– di Patrizio Milizia –
Il silenzio obbligato della stampa indipendente.

La crisi migratoria, al confine tra Polonia e Bielorussia sarebbe sotto gli occhi di tutti, ma purtroppo molti sono gli sguardi volti dall’altra parte.
Fra gli altri c’è un assente suo malgrado. La stampa internazionale indipendente.
Lo scorso 30 settembre, il governo polacco ha protratto per due mesi lo stato d’emergenza nelle zone frontaliere: ciò significa che fino a tre kilometri dal confine esiste una striscia di terra che giornalisti, parlamentari e Ong non possono valicare.
Media indipendenti come Onet, OKO.press e Gazeta Wyborcza hanno ricordato che “stando alla convenzione europea sui diritti dell’uomo, siglata anche dalla Polonia, tutti hanno il diritto di ricevere e dare informazioni senza interferenze delle autorità”.
Eppure la realtà è molto diversa.
Martedì 16 novembre scorso, fa sapere la Press Club Polska, un’associazione polacca della stampa, l’esercito polacco ha aggredito tre fotogiornalisti nei pressi del villaggio di Michalowo, al di fuori della “no entry zone”.
C’è anche chi sfida le limitazioni imposte per raccontare da vicino ciò che accade. E’ il caso di due giornalisti di RT France, una filiale di Russia Today, che sono stati arrestati a Usnarz Gorny.
Il black-out informativo determina il passaggio di notizie frammentarie e parziali che non aiutano dcertamente l’opinione pubblica internazionale ad avere una visione oggettiva a 360°.

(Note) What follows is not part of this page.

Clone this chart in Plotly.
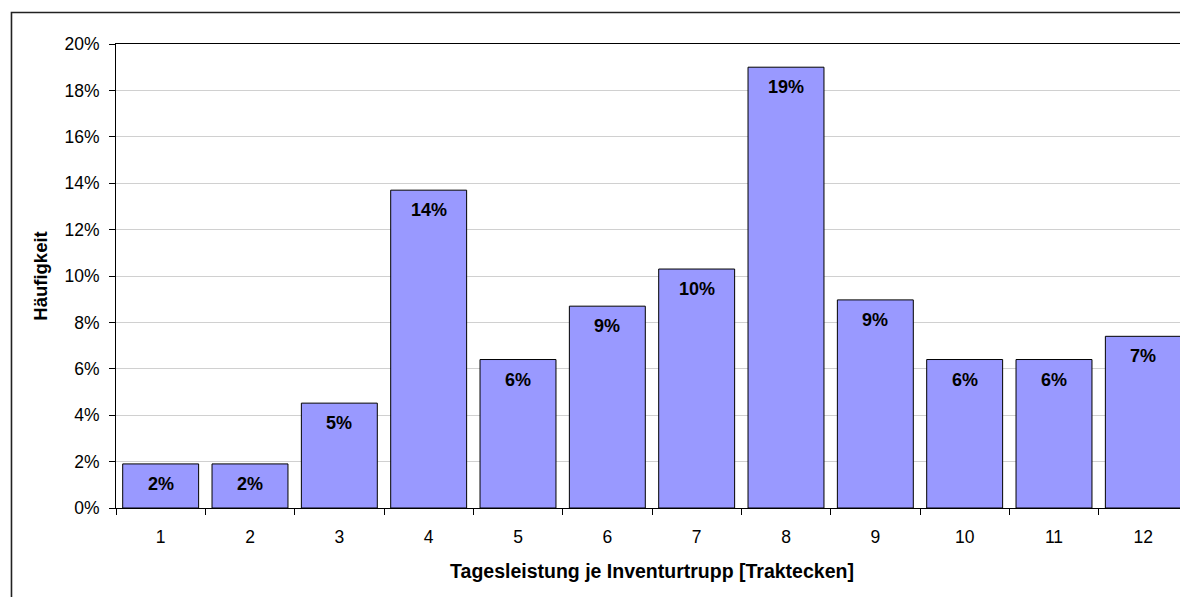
import plotly.graph_objects as go

categories = ["1", "2", "3", "4", "5", "6", "7", "8", "9", "10", "11", "12"]
values = [0.019, 0.019, 0.0452, 0.137, 0.064, 0.087, 0.103, 0.190, 0.0897, 0.064, 0.064, 0.074]
y_ticks = [0, 0.02, 0.04, 0.06, 0.08, 0.10, 0.12, 0.14, 0.16, 0.18, 0.20]

FONT = "Liberation Sans, Arial, sans-serif"

fig = go.Figure()
fig.add_trace(go.Bar(
    x=categories, y=values,
    marker=dict(color="#9999FF", line=dict(color="black", width=1)),
    hoverinfo="skip",
))

for i, v in enumerate(values):
    fig.add_annotation(
        x=i, y=v, text="<b>%d%%</b>" % round(v * 100 + 1e-9),
        showarrow=False, yanchor="top", yshift=-8,
        font=dict(family=FONT, size=18, color="black"),
    )

# outer chart border
fig.add_shape(type="rect", xref="paper", yref="paper",
              x0=-0.0975, x1=1.05, y0=-0.3, y1=1.068,
              line=dict(color="#222222", width=1.6), layer="above")

fig.update_layout(
    width=1180, height=589,
    margin=dict(l=108, r=0, t=36, b=89),
    paper_bgcolor="white", plot_bgcolor="white",
    showlegend=False,
    bargap=0.15,
    font=dict(family=FONT, size=18, color="black"),
)
fig.update_xaxes(
    type="category", tickson="boundaries", range=[-0.5, 11.5],
    ticks="outside", ticklen=6, tickcolor="black", tickwidth=1,
    showline=True, linecolor="black", linewidth=1, mirror=True,
    showgrid=False,
    tickfont=dict(size=17.5), ticklabelstandoff=13,
    title=dict(text="<b>Tagesleistung je Inventurtrupp [Traktecken]</b>",
               font=dict(size=19.5), standoff=18),
)
fig.update_yaxes(
    range=[0, 0.2], tickvals=y_ticks, tickformat=".0%",
    ticks="outside", ticklen=6, tickcolor="black", tickwidth=1,
    showline=True, linecolor="black", linewidth=1, mirror=True,
    showgrid=True, gridcolor="#d0d0d0", gridwidth=1,
    zeroline=False,
    tickfont=dict(size=17.5), ticklabelstandoff=6,
    title=dict(text="<b>Häufigkeit</b>", font=dict(size=18.5), standoff=11),
)

fig.write_html("out.html")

Chi c’è, allora, dietro alle immagini e ai video che stanno circolando? A imporre la narrazione sono quasi esclusivamente i media di propaganda bielorussi. Questi, secondo Stanislaw Zaryn portavoce del Ministro Coordinatore dei Servizi speciali di Varsavia, riprendono soprattutto donne e bambini nell’intento di esercitare una pressione psicologica sul governo Morawiecki.
Un ricatto nei confronti della Polonia e della Comunità Europea…
Intanto aumenta la platea di quelli che rimangono a guardare!